What this unlocks for your visa pathway

A positive ACS assessment opens three tracks simultaneously:

Points-tested pathways (189, 190, 491): States will not nominate you for 190 without a positive skills assessment from an approved body. For ICT occupations, ACS is that body.

186 Direct Entry: An employer can nominate you for permanent residency without the two-year TRT route. This pathway requires a positive skills assessment and caps eligibility at age 45.

482 sponsorship: Some employers won't start a sponsorship application until you can show them a positive ACS outcome. It reduces their risk.

If your 485 expires in the next 12 months and you haven't started your ACS assessment, start now. The 4–6 week processing window plus the time needed to gather reference letters and transcripts means this takes longer than it looks on paper.
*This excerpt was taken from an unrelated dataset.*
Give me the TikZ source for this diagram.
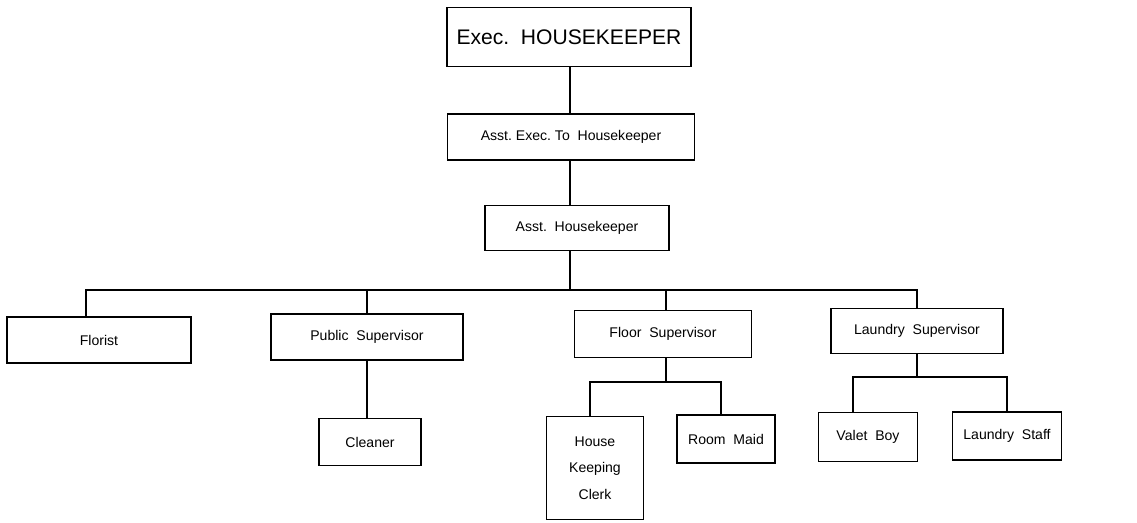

Check Gradland AU Insights for state-by-state 190 nomination thresholds — Victoria and New South Wales have different current quotas for ICT occupations, and the threshold changes quarterly.

What to do this week

  • Pull your transcript and map it to the 33% threshold. Count the ICT units. If you're close to the line, check whether the borderline units are listed as ICT or general electives.
  • Download the ACS document checklists. The April 2025 versions are available from acs.org.au/msa/infohub/links-resources.html. Use the checklist for your specific pathway.
  • Contact your previous employers now. Reference letters take weeks to chase. If a company has closed or you've lost contact with your manager, research the statutory declaration process before you need it under time pressure.
  • Confirm your ANZSCO code before you pay. Read the task descriptions for 261313, 261312, and 224115 at abs.gov.au and match your weekly tasks. A wrong code nomination costs you the full fee and a restart.
  • Apply for the right pathway. Post Australian Study if you hold an Australian bachelor's or higher and have 365 days of AU ICT work. General Skills if your degree is from overseas. Do not apply for Qualification Only if you're already working — that pathway is for the 485 grant itself, not the PR pathway.